EXERCISE INSTRUCTIONS: Leaving out every picture, quote the data below exactly as it appears.

* Start DATA SEGMENT *

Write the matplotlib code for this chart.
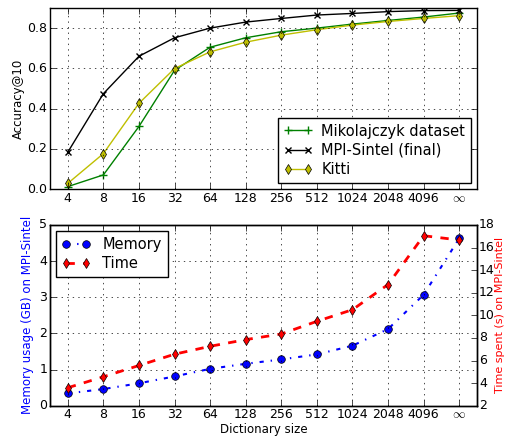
import matplotlib
matplotlib.use("Agg")
import matplotlib.pyplot as plt

plt.style.use("classic")
plt.rcParams["font.family"] = ["DejaVu Sans"]

sizes = ["4", "8", "16", "32", "64", "128", "256", "512", "1024", "2048", "4096", r"$\infty$"]

# accuracy@10 per dataset
acc_mikolajczyk = [0.012, 0.07, 0.311, 0.59, 0.705, 0.752, 0.782, 0.80, 0.82, 0.838, 0.855, 0.875]
acc_sintel = [0.183, 0.474, 0.66, 0.752, 0.80, 0.83, 0.848, 0.865, 0.873, 0.882, 0.887, 0.888]
acc_kitti = [0.028, 0.176, 0.426, 0.599, 0.682, 0.73, 0.765, 0.792, 0.815, 0.833, 0.848, 0.862]

# resources on MPI-Sintel
memory_gb = [0.34, 0.46, 0.62, 0.81, 1.02, 1.16, 1.28, 1.42, 1.66, 2.12, 3.07, 4.63]
time_s = [3.59, 4.56, 5.56, 6.56, 7.26, 7.85, 8.35, 9.47, 10.5, 12.73, 17.05, 16.67]

x = list(range(len(sizes)))

fig = plt.figure(figsize=(5.08, 4.37), dpi=100, facecolor="white")
ax1 = fig.add_axes([50/508, 1 - 189/437, 427/508, 181/437])
ax2 = fig.add_axes([50/508, 1 - 405.7/437, 427/508, 180.7/437])

ax1.plot(x, acc_mikolajczyk, "g-", marker="+", ms=6, mew=1, label="Mikolajczyk dataset")
ax1.plot(x, acc_sintel, "k-", marker="x", ms=5, mew=1, label="MPI-Sintel (final)")
ax1.plot(x, acc_kitti, "y-", marker="d", ms=5.5, mec="k", label="Kitti")
ax1.set_xlim(-0.5, 11.5)
ax1.set_ylim(0, 0.9)
ax1.set_yticks([0.0, 0.2, 0.4, 0.6, 0.8])
ax1.set_xticks(x)
ax1.set_xticklabels(sizes)
ax1.set_ylabel("Accuracy@10", fontsize=8.5, labelpad=2)
ax1.grid(True)
ax1.legend(loc="lower right", fontsize=10.5, numpoints=2, borderaxespad=0.4,
           labelspacing=0.3, handletextpad=0.6)

l1 = ax2.plot(x, memory_gb, "b-.", marker="o", ms=5.5, mec="k", lw=1.5, label="Memory")
ax2.set_xlim(-0.5, 11.5)
ax2.set_ylim(0, 5)
ax2.set_xticks(x)
ax2.set_xticklabels(sizes)
ax2.set_ylabel("Memory usage (GB) on MPI-Sintel", color="b", fontsize=8.5, labelpad=4)
ax2.set_xlabel("Dictionary size", fontsize=8.5, labelpad=1)
ax2.grid(True)

ax3 = ax2.twinx()
l2 = ax3.plot(x, time_s, "r--", marker="d", ms=5.5, mec="k", lw=2, label="Time")
ax3.set_ylim(2, 18)
ax3.set_yticks(range(2, 19, 2))
ax3.set_ylabel("Time spent (s) on MPI-Sintel", color="r", fontsize=8, labelpad=0)
ax3.set_xlim(-0.5, 11.5)

lines = l1 + l2
ax2.legend(lines, [l.get_label() for l in lines], loc="upper left", fontsize=10.5,
           numpoints=2, labelspacing=0.3, borderaxespad=0.4)

for a in (ax1, ax2, ax3):
    a.tick_params(labelsize=9, pad=2)
ax3.tick_params(pad=1.5)

fig.savefig("out.png", dpi=100, facecolor="white")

* End DATA SEGMENT *

ANSWER FOR THE TASK:
Write the matplotlib code for this chart.
import matplotlib
matplotlib.use("Agg")
import matplotlib.pyplot as plt

plt.style.use("classic")
plt.rcParams["font.family"] = ["DejaVu Sans"]

sizes = ["4", "8", "16", "32", "64", "128", "256", "512", "1024", "2048", "4096", r"$\infty$"]

# accuracy@10 per dataset
acc_mikolajczyk = [0.012, 0.07, 0.311, 0.59, 0.705, 0.752, 0.782, 0.80, 0.82, 0.838, 0.855, 0.875]
acc_sintel = [0.183, 0.474, 0.66, 0.752, 0.80, 0.83, 0.848, 0.865, 0.873, 0.882, 0.887, 0.888]
acc_kitti = [0.028, 0.176, 0.426, 0.599, 0.682, 0.73, 0.765, 0.792, 0.815, 0.833, 0.848, 0.862]

# resources on MPI-Sintel
memory_gb = [0.34, 0.46, 0.62, 0.81, 1.02, 1.16, 1.28, 1.42, 1.66, 2.12, 3.07, 4.63]
time_s = [3.59, 4.56, 5.56, 6.56, 7.26, 7.85, 8.35, 9.47, 10.5, 12.73, 17.05, 16.67]

x = list(range(len(sizes)))

fig = plt.figure(figsize=(5.08, 4.37), dpi=100, facecolor="white")
ax1 = fig.add_axes([50/508, 1 - 189/437, 427/508, 181/437])
ax2 = fig.add_axes([50/508, 1 - 405.7/437, 427/508, 180.7/437])

ax1.plot(x, acc_mikolajczyk, "g-", marker="+", ms=6, mew=1, label="Mikolajczyk dataset")
ax1.plot(x, acc_sintel, "k-", marker="x", ms=5, mew=1, label="MPI-Sintel (final)")
ax1.plot(x, acc_kitti, "y-", marker="d", ms=5.5, mec="k", label="Kitti")
ax1.set_xlim(-0.5, 11.5)
ax1.set_ylim(0, 0.9)
ax1.set_yticks([0.0, 0.2, 0.4, 0.6, 0.8])
ax1.set_xticks(x)
ax1.set_xticklabels(sizes)
ax1.set_ylabel("Accuracy@10", fontsize=8.5, labelpad=2)
ax1.grid(True)
ax1.legend(loc="lower right", fontsize=10.5, numpoints=2, borderaxespad=0.4,
           labelspacing=0.3, handletextpad=0.6)

l1 = ax2.plot(x, memory_gb, "b-.", marker="o", ms=5.5, mec="k", lw=1.5, label="Memory")
ax2.set_xlim(-0.5, 11.5)
ax2.set_ylim(0, 5)
ax2.set_xticks(x)
ax2.set_xticklabels(sizes)
ax2.set_ylabel("Memory usage (GB) on MPI-Sintel", color="b", fontsize=8.5, labelpad=4)
ax2.set_xlabel("Dictionary size", fontsize=8.5, labelpad=1)
ax2.grid(True)

ax3 = ax2.twinx()
l2 = ax3.plot(x, time_s, "r--", marker="d", ms=5.5, mec="k", lw=2, label="Time")
ax3.set_ylim(2, 18)
ax3.set_yticks(range(2, 19, 2))
ax3.set_ylabel("Time spent (s) on MPI-Sintel", color="r", fontsize=8, labelpad=0)
ax3.set_xlim(-0.5, 11.5)

lines = l1 + l2
ax2.legend(lines, [l.get_label() for l in lines], loc="upper left", fontsize=10.5,
           numpoints=2, labelspacing=0.3, borderaxespad=0.4)

for a in (ax1, ax2, ax3):
    a.tick_params(labelsize=9, pad=2)
ax3.tick_params(pad=1.5)

fig.savefig("out.png", dpi=100, facecolor="white")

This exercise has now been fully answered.